12 agosto 2011

Da queda das maçãs e outros graves

Para mal e bem dos nossos pecados, a nossa mente, a de cada um, está formatada de modo a nos movimentarmos neste Mundo sem a obrigatoriedade de análise pormenorizada de cada passo que damos. Mas a dita formatação, que nos concede significativo descanso na movimentação diária das nossas vidas, impede-nos muitas, muitas vezes, de ver para além do óbvio, ou do engano e da ilusão. Por isso têm os filósofos emprego.

Um dia (pr' aí aos catorze anos), deu-me na cabeça de começar a ver tudo de novo e reinventar o que já estava inventado, de descobrir o porquê das "coisas" e não apenas utilizar as "coisas". E deu-me para iniciar a tarefa por perceber por que é que as maçãs caem, o que não deveria ser difícil já que tal fenómeno tinha sido entendido por um sujeito que dormia placidamente debaixo de uma macieira quando um dos frutos lhe atingiu a moleirinha. Não demorei muito a dar-me conta da impossibilidade do empreendimento, porque desde que os meus pais me disseram o primeiro gu-gu-da-da me começaram a formatar: eu já não conseguia pensar na queda dos graves sem me socorrer de Sir Isaac Newton e da aceleração da gravidade igual a nove vírgula quatro metros por segundo quadrado. Tentei varrê-los da memória. Impossível. Como se diz em linguagem de discos formatados: memória não "apagável".

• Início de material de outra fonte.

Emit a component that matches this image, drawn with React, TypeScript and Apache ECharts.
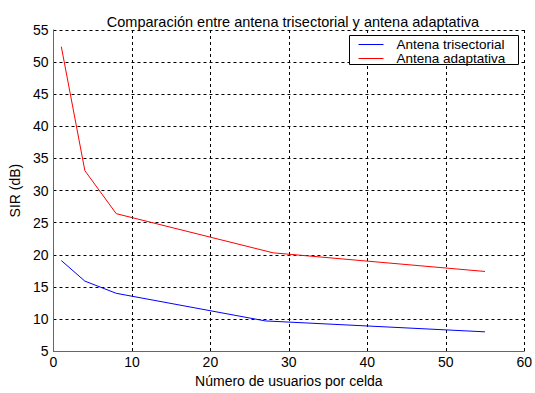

Percebi que redescobrir o que já está descoberto com mente formatada leva a incorrer nas mesmas verdades, mas fatalmente e pior, também nos mesmos erros e vícios. Seria, pois, melhor aceitar o que estava descoberto e funcionava, mesmo com erros, ou descobrir algo de novo e/ou que funcionasse melhor. Em abono da verdade, desde a juventude até hoje, que porfio, mas ainda não fiz descobertas ou invenções que mereçam público reconhecimento (no entanto,já fiz muita coisa funcionar).

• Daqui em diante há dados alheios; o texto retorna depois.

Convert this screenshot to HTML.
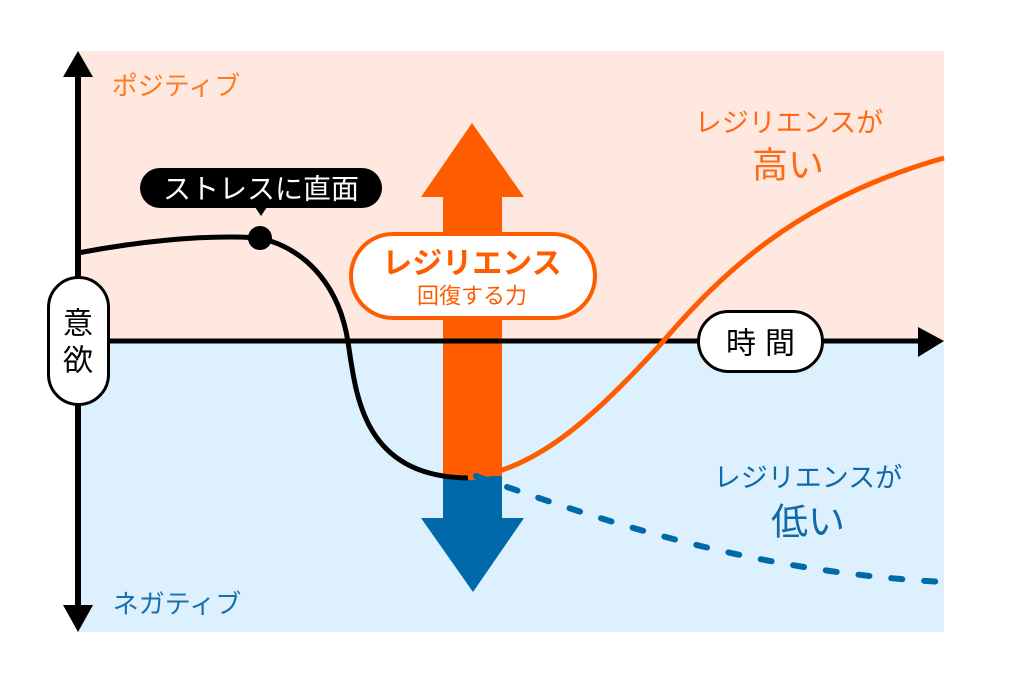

Nesta crise financeira/económica mundial, porque a pior, a atingir uma escala global, o que se exige aos governantes, e àqueles que aspiram à governação, é que descubram algo de novo. Infelizmente, temos visto os governantes e as instituições a quererem combater a crise com a mente formatada, o que é natural porque as memórias liberais não são "apagáveis", mas tentando negar que os erros das soluções até agora encontradas se estão a sobrepor às virtualidades das mesmas. É o que se lhes exige, mas também sabemos que maçãs a cair em cima de cabeças há muitas, mas poucas vezes nas cabeças certas.

Deixo-vos com uma formatação da mente e da linguagem e de quanto ela nos pode enganar: "Na terra dos cegos quem tem um olho é rei". Não é verdade, na terra dos cegos para se ser rei basta dizer que se tem um olho.